Task description: Filter the entries and keep only the lines where the string "this" appears.

— BEGIN Data shown —

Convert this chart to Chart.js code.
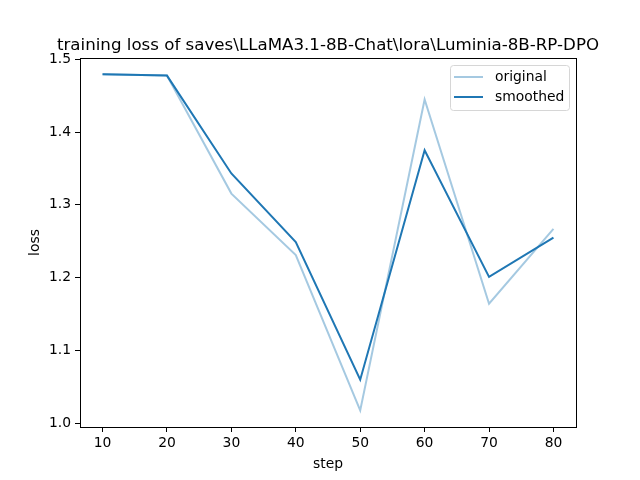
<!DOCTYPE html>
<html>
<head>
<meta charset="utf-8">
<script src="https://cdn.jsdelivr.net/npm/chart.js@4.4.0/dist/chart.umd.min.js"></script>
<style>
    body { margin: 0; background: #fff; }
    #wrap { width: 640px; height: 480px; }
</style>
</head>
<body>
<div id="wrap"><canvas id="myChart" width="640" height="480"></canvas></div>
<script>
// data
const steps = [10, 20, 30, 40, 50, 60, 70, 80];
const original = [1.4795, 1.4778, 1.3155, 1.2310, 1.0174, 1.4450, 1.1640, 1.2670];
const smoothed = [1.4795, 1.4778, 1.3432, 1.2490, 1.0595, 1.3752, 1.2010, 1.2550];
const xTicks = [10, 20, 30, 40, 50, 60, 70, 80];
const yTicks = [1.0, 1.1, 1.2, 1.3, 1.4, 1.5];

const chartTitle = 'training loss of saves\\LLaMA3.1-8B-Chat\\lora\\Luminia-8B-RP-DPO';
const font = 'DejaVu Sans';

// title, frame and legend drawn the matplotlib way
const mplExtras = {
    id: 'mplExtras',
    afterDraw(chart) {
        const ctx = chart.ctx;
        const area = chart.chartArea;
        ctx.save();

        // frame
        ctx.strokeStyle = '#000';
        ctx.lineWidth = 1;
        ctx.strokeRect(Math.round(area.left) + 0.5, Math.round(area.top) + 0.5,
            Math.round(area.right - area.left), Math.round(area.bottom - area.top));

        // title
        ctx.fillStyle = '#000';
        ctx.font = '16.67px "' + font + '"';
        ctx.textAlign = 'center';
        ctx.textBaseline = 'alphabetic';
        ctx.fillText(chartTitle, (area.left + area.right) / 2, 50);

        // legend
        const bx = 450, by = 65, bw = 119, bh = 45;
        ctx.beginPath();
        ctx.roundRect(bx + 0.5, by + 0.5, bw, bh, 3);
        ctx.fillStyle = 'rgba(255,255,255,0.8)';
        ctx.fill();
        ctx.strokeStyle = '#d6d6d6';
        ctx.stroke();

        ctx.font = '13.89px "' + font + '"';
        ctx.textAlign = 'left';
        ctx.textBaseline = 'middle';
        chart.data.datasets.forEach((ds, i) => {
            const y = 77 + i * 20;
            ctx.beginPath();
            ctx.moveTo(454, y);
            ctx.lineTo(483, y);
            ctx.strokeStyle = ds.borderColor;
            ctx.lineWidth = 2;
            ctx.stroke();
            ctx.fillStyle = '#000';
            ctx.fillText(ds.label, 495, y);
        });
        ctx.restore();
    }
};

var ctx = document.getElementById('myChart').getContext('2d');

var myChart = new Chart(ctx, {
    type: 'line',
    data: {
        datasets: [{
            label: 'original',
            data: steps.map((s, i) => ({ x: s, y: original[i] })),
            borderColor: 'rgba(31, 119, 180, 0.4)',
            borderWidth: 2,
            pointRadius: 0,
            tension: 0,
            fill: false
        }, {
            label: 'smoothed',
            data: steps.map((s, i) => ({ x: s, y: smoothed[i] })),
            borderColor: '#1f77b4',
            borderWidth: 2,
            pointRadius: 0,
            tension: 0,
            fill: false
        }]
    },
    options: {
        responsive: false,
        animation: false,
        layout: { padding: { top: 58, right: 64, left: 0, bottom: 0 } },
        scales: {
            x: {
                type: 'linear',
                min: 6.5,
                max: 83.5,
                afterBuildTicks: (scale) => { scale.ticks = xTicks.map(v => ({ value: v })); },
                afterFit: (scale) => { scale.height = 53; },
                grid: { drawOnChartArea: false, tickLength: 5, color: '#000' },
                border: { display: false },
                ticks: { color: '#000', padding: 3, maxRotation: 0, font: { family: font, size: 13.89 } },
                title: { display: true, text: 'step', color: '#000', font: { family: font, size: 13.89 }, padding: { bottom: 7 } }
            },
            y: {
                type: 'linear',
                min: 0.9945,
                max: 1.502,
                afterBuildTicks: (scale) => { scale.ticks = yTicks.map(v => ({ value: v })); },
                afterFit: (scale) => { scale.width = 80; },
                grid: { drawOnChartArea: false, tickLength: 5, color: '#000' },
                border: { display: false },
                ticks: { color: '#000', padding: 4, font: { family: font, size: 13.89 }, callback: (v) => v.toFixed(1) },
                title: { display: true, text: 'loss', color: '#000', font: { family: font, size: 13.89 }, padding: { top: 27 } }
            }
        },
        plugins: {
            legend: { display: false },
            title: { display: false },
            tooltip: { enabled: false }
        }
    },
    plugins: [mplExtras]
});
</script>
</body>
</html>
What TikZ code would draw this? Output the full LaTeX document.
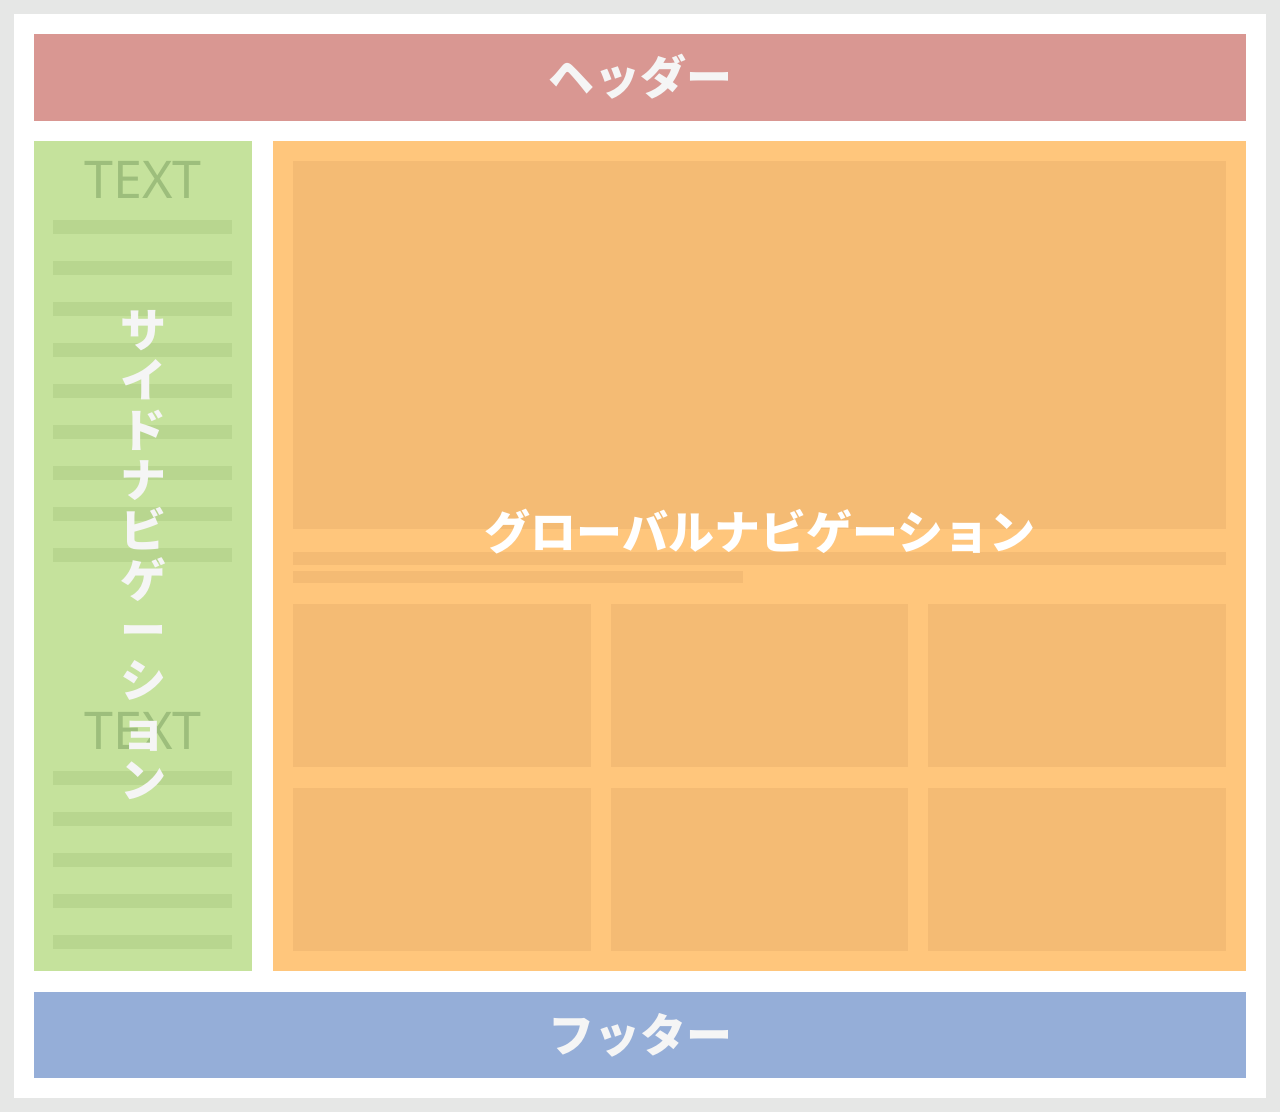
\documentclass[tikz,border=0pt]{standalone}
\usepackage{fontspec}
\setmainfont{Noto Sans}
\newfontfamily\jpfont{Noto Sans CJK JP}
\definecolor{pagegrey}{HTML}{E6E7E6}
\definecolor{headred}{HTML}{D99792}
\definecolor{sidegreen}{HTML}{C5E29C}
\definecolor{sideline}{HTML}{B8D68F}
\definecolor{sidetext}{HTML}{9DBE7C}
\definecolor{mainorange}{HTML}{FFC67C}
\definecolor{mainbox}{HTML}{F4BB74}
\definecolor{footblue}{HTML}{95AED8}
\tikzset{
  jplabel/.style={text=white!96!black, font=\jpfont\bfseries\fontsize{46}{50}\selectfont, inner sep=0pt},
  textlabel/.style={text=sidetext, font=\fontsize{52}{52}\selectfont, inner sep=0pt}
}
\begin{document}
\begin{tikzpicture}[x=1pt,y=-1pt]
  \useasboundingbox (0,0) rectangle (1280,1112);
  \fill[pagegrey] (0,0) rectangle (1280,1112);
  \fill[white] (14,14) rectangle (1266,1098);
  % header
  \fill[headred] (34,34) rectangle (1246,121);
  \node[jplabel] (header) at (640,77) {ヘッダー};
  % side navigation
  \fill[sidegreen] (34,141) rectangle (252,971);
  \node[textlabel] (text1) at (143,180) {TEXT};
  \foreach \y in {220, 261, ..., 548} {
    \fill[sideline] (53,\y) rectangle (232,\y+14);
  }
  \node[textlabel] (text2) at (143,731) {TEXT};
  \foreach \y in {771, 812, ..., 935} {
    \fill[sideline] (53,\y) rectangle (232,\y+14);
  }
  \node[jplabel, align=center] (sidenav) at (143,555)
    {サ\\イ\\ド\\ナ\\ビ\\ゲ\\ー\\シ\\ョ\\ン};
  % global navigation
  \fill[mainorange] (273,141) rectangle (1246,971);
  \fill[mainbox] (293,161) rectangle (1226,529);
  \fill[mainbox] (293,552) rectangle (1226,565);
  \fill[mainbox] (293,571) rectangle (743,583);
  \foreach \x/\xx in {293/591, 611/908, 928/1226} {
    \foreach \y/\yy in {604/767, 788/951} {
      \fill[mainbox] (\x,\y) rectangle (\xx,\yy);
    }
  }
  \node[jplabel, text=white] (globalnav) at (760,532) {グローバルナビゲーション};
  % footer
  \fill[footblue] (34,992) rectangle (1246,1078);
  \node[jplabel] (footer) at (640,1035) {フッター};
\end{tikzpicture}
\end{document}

— END Data shown —

Written answer:
Convert this chart to Chart.js code.
What TikZ code would draw this? Output the full LaTeX document.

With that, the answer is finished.